Here his firmness and eccentricity never forsook him; he sent in repeated petitions to the ministry, requesting to be hanged, and told me he would give any gentleman 500l. who had sufficient interest to get him put to death without delay! An unsatisfactory answer arrived from New South Wales:—but the government could not, under the circumstances, execute him for his return;—and liberate him Lord Clare would not: his confinement therefore was, of course, indefinitely continued. During its course he purchased a lottery ticket, which turned out a prize of 2000l.; and soon after, a second brought him 500l. He lived well; but having no society, was determined to provide himself a companion at all events.

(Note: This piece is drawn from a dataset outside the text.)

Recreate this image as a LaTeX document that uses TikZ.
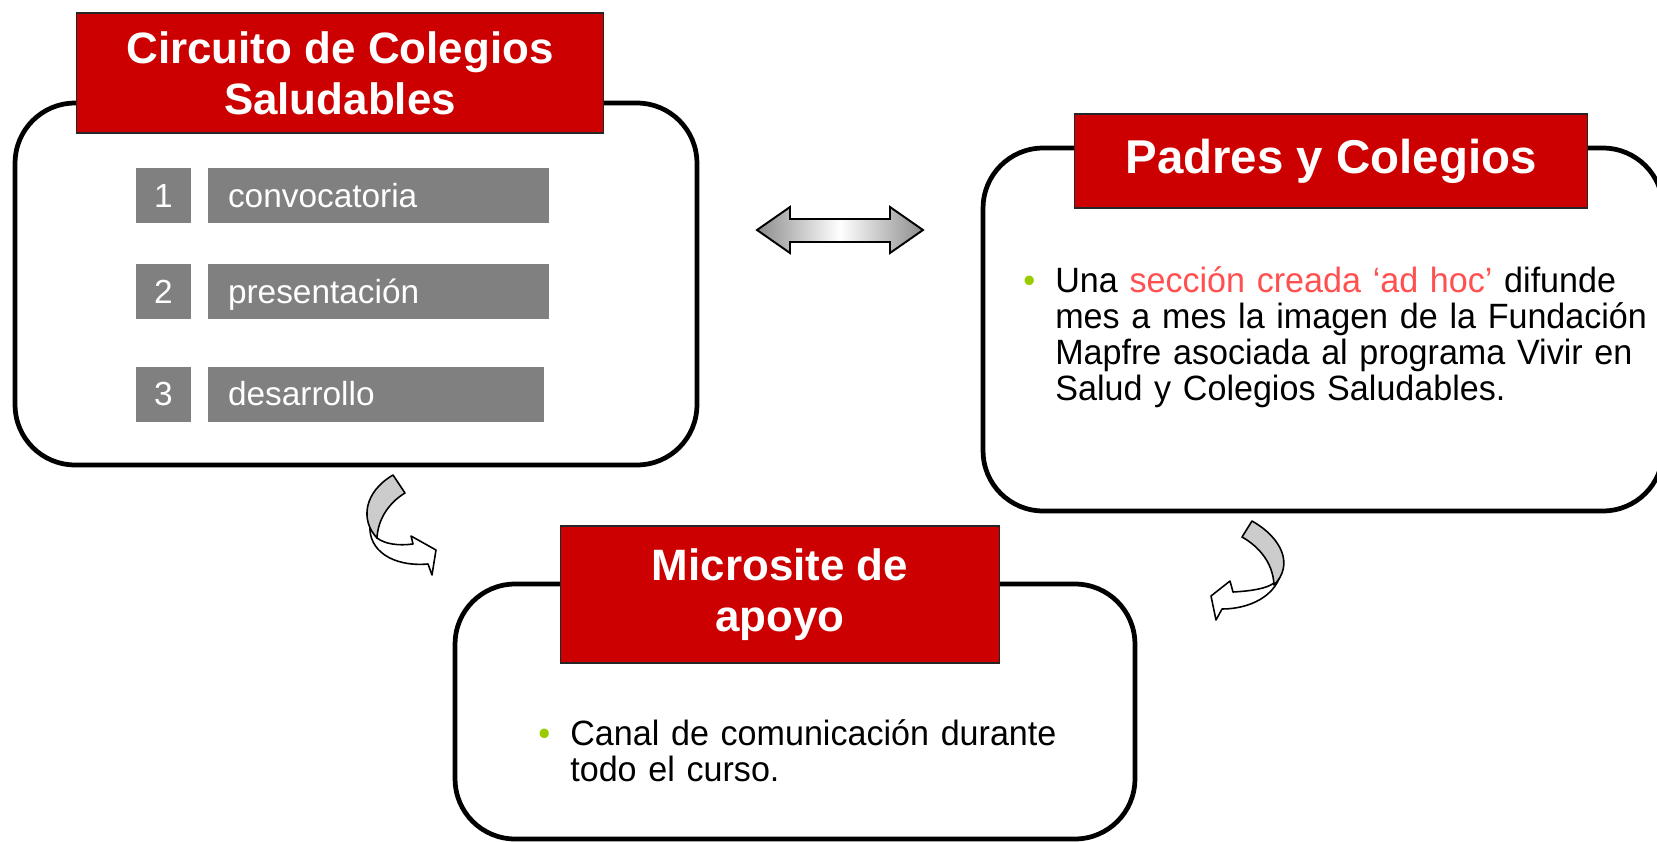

At this juncture the Earl of Aldborough became his next-door neighbour.—My lady (the best wife in the world) did not desert her husband; and, as all women of rank entertain what they call a “young person” to attend on them;—that is, (speaking generally) a girl handsomer than the mistress, neater in her dress, as good in her address—and more cautious as to her character;—Lady Aldborough brought such a one with her to the prison as her dresser and tea-maker. But this “young person,” considering (as Swift says) that “service is no inheritance,” and that she had no money of her own, and hearing that Fitzpatrick Knaresborough possessed great plenty of that necessary article, some way or other the metallic tractors brought them acquainted on the stairs. To run away with him, she had only to trip across a lobby: so she actually broke the sabbath by taking that journey one Sunday morning, and left my lord and my lady to finish the morning service, and wonder at the attractions of Newgate, which could set a-wandering the virtue of their “young person,” whom all the temptations, luxuries, and lovers of London and Dublin had never been able to lead astray from the path of rectitude! My lady was surprised how “Anna” could possibly connect herself with a convict for such a shocking crime;—but his lordship, who knew the world better, said that was the very reason why Anna admired him. However, the whole business in all its ramifications terminated pretty fortunately. My lord had his full revenge on Lord Clare, and got great credit for his firmness and gallantry; Knaresborough was at length turned out of Newgate when the government were tired of keeping him in; while the “young person” produced sundry other young persons of her own in prison, and was amply provided for. The only set-off to this comedy of “All’s Well that Ends Well” was the melancholy fate of poor Miss Barton, who married, was soon deserted by her husband, after his beating her unmercifully, and died in misery.